-- Begin --
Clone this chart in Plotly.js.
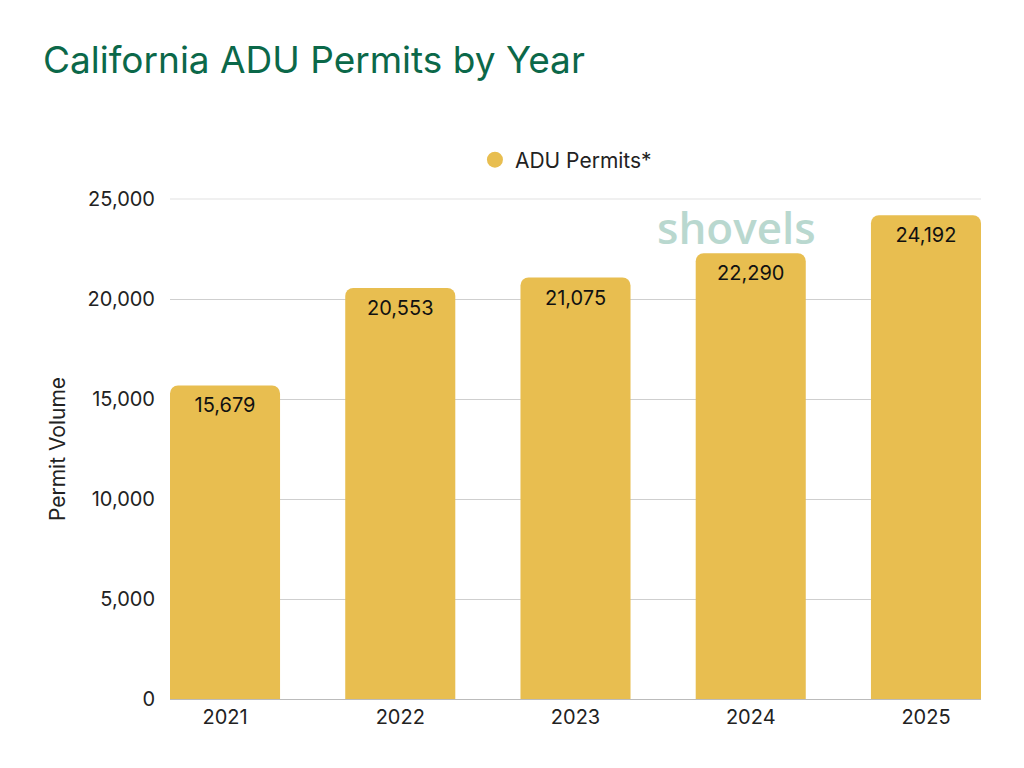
<!DOCTYPE html>
<html>
<head>
<meta charset="utf-8">
<script src="https://cdn.plot.ly/plotly-3.0.1.min.js"></script>
<style>
  body { margin: 0; background: #fff; }
  #chart { width: 1024px; height: 768px; }
</style>
</head>
<body>
<div id="chart"></div>
<script>
const years = ['2021', '2022', '2023', '2024', '2025'];
const permits = [15679, 20553, 21075, 22290, 24192];
const seriesName = 'ADU Permits*';

const barColor = '#E8BE50';
const fontFamily = 'Inter, "Open Sans", sans-serif';

const bars = {
  x: years,
  y: permits,
  type: 'bar',
  name: seriesName,
  showlegend: false,
  width: 0.628,
  marker: { color: barColor, cornerradius: 8 },
  text: permits.map((v) => v.toLocaleString('en-US')),
  textposition: 'inside',
  insidetextanchor: 'end',
  textfont: { color: '#111', size: 20, family: fontFamily },
  hoverinfo: 'x+y',
};

// legend-only entry so the key shows a round dot
const legendDot = {
  x: [null],
  y: [null],
  type: 'scatter',
  mode: 'markers',
  name: seriesName,
  marker: { color: barColor, size: 22, symbol: 'circle' },
};

const layout = {
  width: 1024,
  height: 768,
  paper_bgcolor: '#fff',
  plot_bgcolor: '#fff',
  margin: { l: 170, r: 43, t: 199, b: 69 },
  font: { family: fontFamily, color: '#222', size: 20 },
  title: {
    text: 'California ADU Permits by Year',
    font: { size: 37, color: '#0B6849', family: fontFamily, weight: 400 },
    x: 0.042, xanchor: 'left', xref: 'container',
    y: 0.922, yanchor: 'middle', yref: 'container',
  },
  showlegend: true,
  legend: {
    orientation: 'h',
    x: 0.376, xanchor: 'left',
    y: 1.078, yanchor: 'middle',
    font: { size: 21, color: '#222' },
  },
  xaxis: {
    type: 'category',
    range: [-0.314, 4.314],
    showgrid: false,
    showline: true,
    linecolor: '#bbb',
    linewidth: 1,
    ticks: '',
    tickfont: { size: 20, color: '#222' },
  },
  yaxis: {
    range: [0, 25000],
    tickvals: [0, 5000, 10000, 15000, 20000, 25000],
    tickformat: ',d',
    gridcolor: '#cfcfcf',
    zeroline: false,
    ticks: '',
    ticklabelstandoff: 14,
    tickfont: { size: 20, color: '#222' },
    title: { text: 'Permit Volume', font: { size: 21, color: '#222' }, standoff: 16 },
  },
  shapes: [{
    type: 'line', xref: 'paper', yref: 'paper',
    x0: 0, x1: 1, y0: 1, y1: 1,
    line: { color: '#ebebeb', width: 1.5 },
    layer: 'below',
  }],
  annotations: [{
    text: 'shovels',
    xref: 'paper', yref: 'paper',
    x: 0.698, y: 0.945,
    xanchor: 'center', yanchor: 'middle',
    showarrow: false,
    font: { size: 44, color: '#B9D8CF', family: '"Open Sans", sans-serif', weight: 600 },
  }],
};

Plotly.newPlot('chart', [bars, legendDot], layout, { displayModeBar: false });
</script>
</body>
</html>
-- End --
Task: Go through the listing above and write it all out exactly, leaving out any picture.

Problem solution:
Clone this chart in Plotly.js.
<!DOCTYPE html>
<html>
<head>
<meta charset="utf-8">
<script src="https://cdn.plot.ly/plotly-3.0.1.min.js"></script>
<style>
  body { margin: 0; background: #fff; }
  #chart { width: 1024px; height: 768px; }
</style>
</head>
<body>
<div id="chart"></div>
<script>
const years = ['2021', '2022', '2023', '2024', '2025'];
const permits = [15679, 20553, 21075, 22290, 24192];
const seriesName = 'ADU Permits*';

const barColor = '#E8BE50';
const fontFamily = 'Inter, "Open Sans", sans-serif';

const bars = {
  x: years,
  y: permits,
  type: 'bar',
  name: seriesName,
  showlegend: false,
  width: 0.628,
  marker: { color: barColor, cornerradius: 8 },
  text: permits.map((v) => v.toLocaleString('en-US')),
  textposition: 'inside',
  insidetextanchor: 'end',
  textfont: { color: '#111', size: 20, family: fontFamily },
  hoverinfo: 'x+y',
};

// legend-only entry so the key shows a round dot
const legendDot = {
  x: [null],
  y: [null],
  type: 'scatter',
  mode: 'markers',
  name: seriesName,
  marker: { color: barColor, size: 22, symbol: 'circle' },
};

const layout = {
  width: 1024,
  height: 768,
  paper_bgcolor: '#fff',
  plot_bgcolor: '#fff',
  margin: { l: 170, r: 43, t: 199, b: 69 },
  font: { family: fontFamily, color: '#222', size: 20 },
  title: {
    text: 'California ADU Permits by Year',
    font: { size: 37, color: '#0B6849', family: fontFamily, weight: 400 },
    x: 0.042, xanchor: 'left', xref: 'container',
    y: 0.922, yanchor: 'middle', yref: 'container',
  },
  showlegend: true,
  legend: {
    orientation: 'h',
    x: 0.376, xanchor: 'left',
    y: 1.078, yanchor: 'middle',
    font: { size: 21, color: '#222' },
  },
  xaxis: {
    type: 'category',
    range: [-0.314, 4.314],
    showgrid: false,
    showline: true,
    linecolor: '#bbb',
    linewidth: 1,
    ticks: '',
    tickfont: { size: 20, color: '#222' },
  },
  yaxis: {
    range: [0, 25000],
    tickvals: [0, 5000, 10000, 15000, 20000, 25000],
    tickformat: ',d',
    gridcolor: '#cfcfcf',
    zeroline: false,
    ticks: '',
    ticklabelstandoff: 14,
    tickfont: { size: 20, color: '#222' },
    title: { text: 'Permit Volume', font: { size: 21, color: '#222' }, standoff: 16 },
  },
  shapes: [{
    type: 'line', xref: 'paper', yref: 'paper',
    x0: 0, x1: 1, y0: 1, y1: 1,
    line: { color: '#ebebeb', width: 1.5 },
    layer: 'below',
  }],
  annotations: [{
    text: 'shovels',
    xref: 'paper', yref: 'paper',
    x: 0.698, y: 0.945,
    xanchor: 'center', yanchor: 'middle',
    showarrow: false,
    font: { size: 44, color: '#B9D8CF', family: '"Open Sans", sans-serif', weight: 600 },
  }],
};

Plotly.newPlot('chart', [bars, legendDot], layout, { displayModeBar: false });
</script>
</body>
</html>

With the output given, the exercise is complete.